One way to fix this race is to add a call to GC.KeepAlive(this) right after the call to OperateOnHandle(). This indicates that we need the JIT to keep reporting “this” to the GC until we get to that point in the execution. KeepAlive is just a light-weight method call that is opaque to the JIT. So the JIT cannot inline the call and recognize that the call has no real side effects and hence could be eliminated. The reason you need to add this call is that you have really broken the encapsulation of the _handle resource. The lifetime of the enclosing object and the required lifetime of the _handle are separated when you extract the value from the object’s field.

It’s bad enough that you must use GC.KeepAlive() to tie those two lifetimes back together in your encapsulation. It would be disastrous if you required the clients of your class to be responsible for calling KeepAlive. Public fields on classes are a bad idea for many reasons. As we’ve seen, when they expose a resource that is subject to finalization, they are an exceptionally bad idea.

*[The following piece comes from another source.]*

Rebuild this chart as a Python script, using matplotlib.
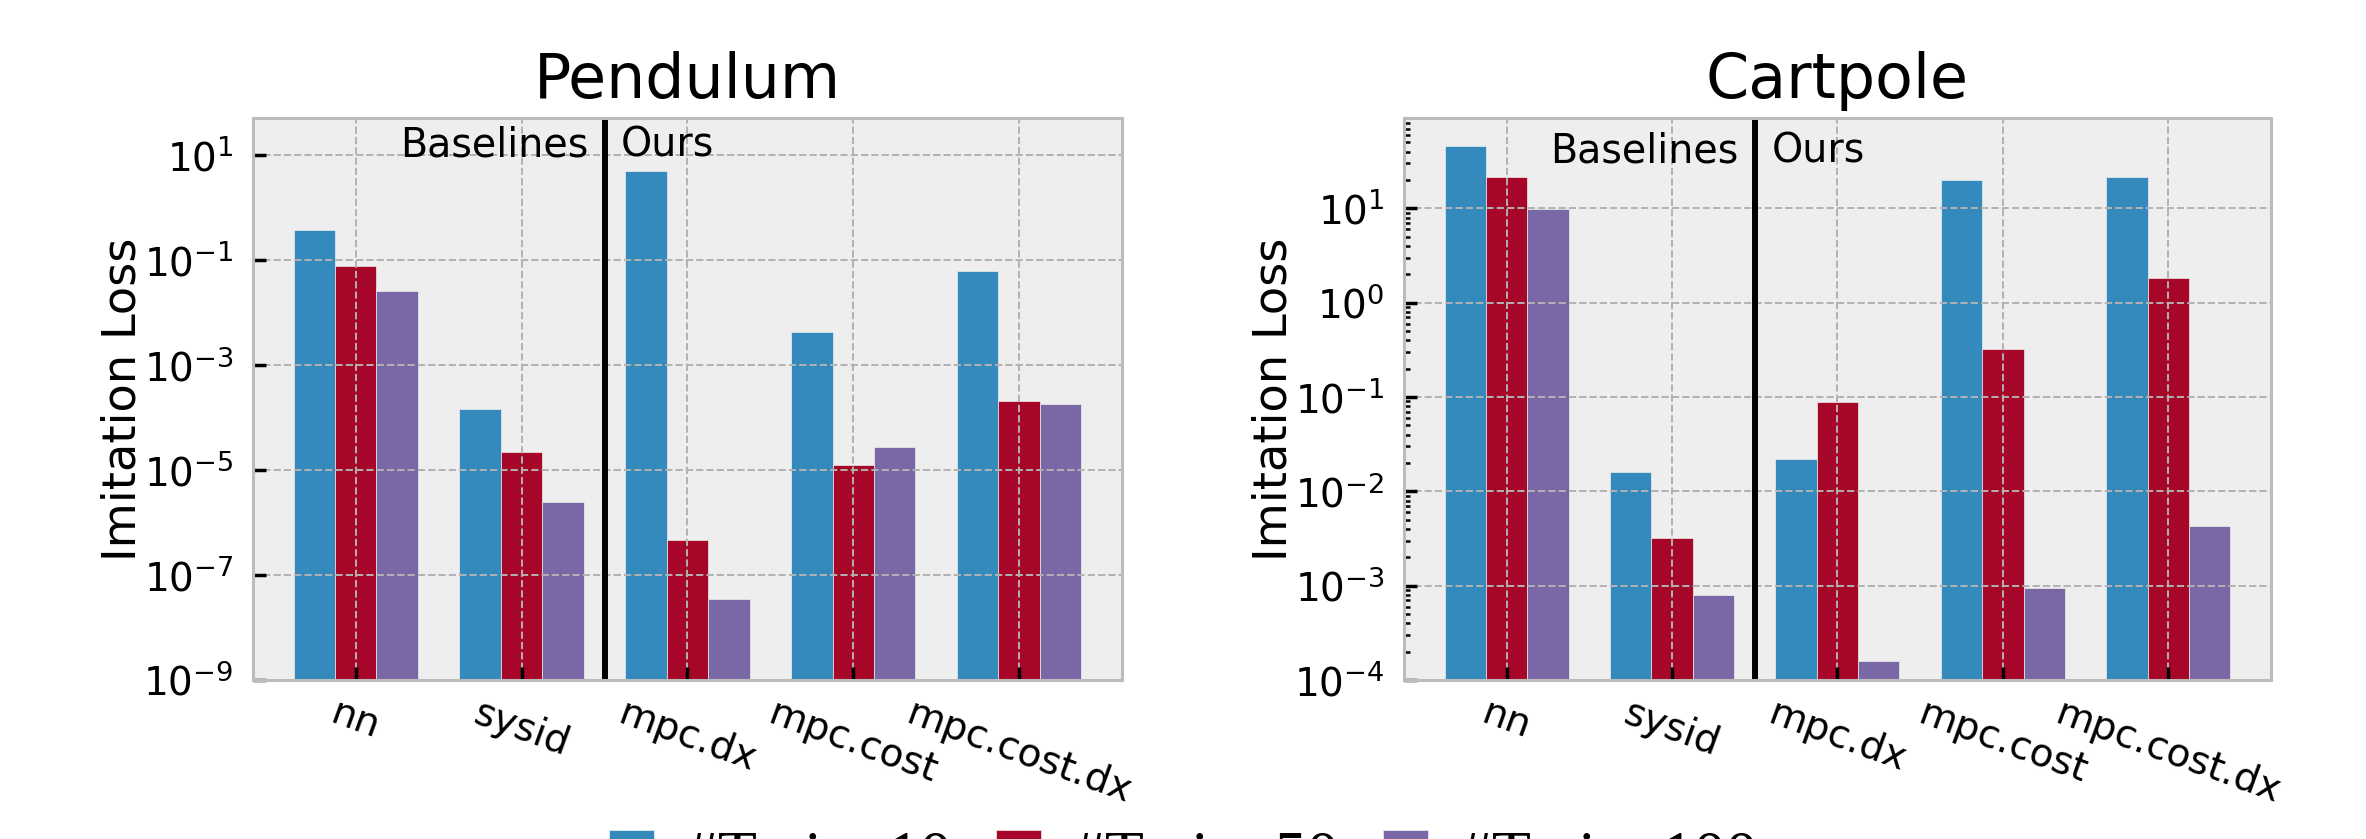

You may wonder why we don’t just extend all lifetimes to the end of methods. This has a terrible impact on code quality, particularly on x86 where we are cursed with limited registers. And a change like that doesn’t really fix the problem. It is still possible for you to return the _handle, place it in a static field, or otherwise cause its lifetime to escape the lifetime of the enclosing object.

There’s another wrinkle to this issue. So far we’ve seen how the Finalizer thread and the application can race when the resource can be separated from its enclosing object. The same sort of thing can happen when you expose IDisposable on your class. Now a multi-threaded application can simultaneously use the resource on one thread and imperatively call Dispose on another thread. GC.KeepAlive isn’t going to solve this problem, since you’ve provided a public API to disassociate the lifetime of the resource from the lifetime of the enclosing object.

This is more than application issue. It can also be used to mount security attacks. If malicious code can open a file to an uninteresting part of the filesystem, it could simultaneously Read and Dispose that file object on two different threads. In a server environment, it’s possible that some other component is opening a file to a sensitive part of the filesystem. Eventually, the malicious code could exploit the race condition to read the other component’s file. This is a handle-recycling attack.

When the .NET framework uses a resource via a PInvoke to the OS (like reading from a file handle), it places a reference count on the resource. If malicious (or poorly-timed) code calls Dispose, this simply removes the reference count that was created when the resource was acquired. The result is that all current uses of the resource will be drained, the resource will then be safely disposed, and subsequent attempts to use the resource will be failed gracefully.

For now, you should consider similar approaches if you are encapsulating sensitive resources like this, which are subject to recycling. Also, this probably should be the second post, I’ll probably change it the title (or repost) to avoid confusion.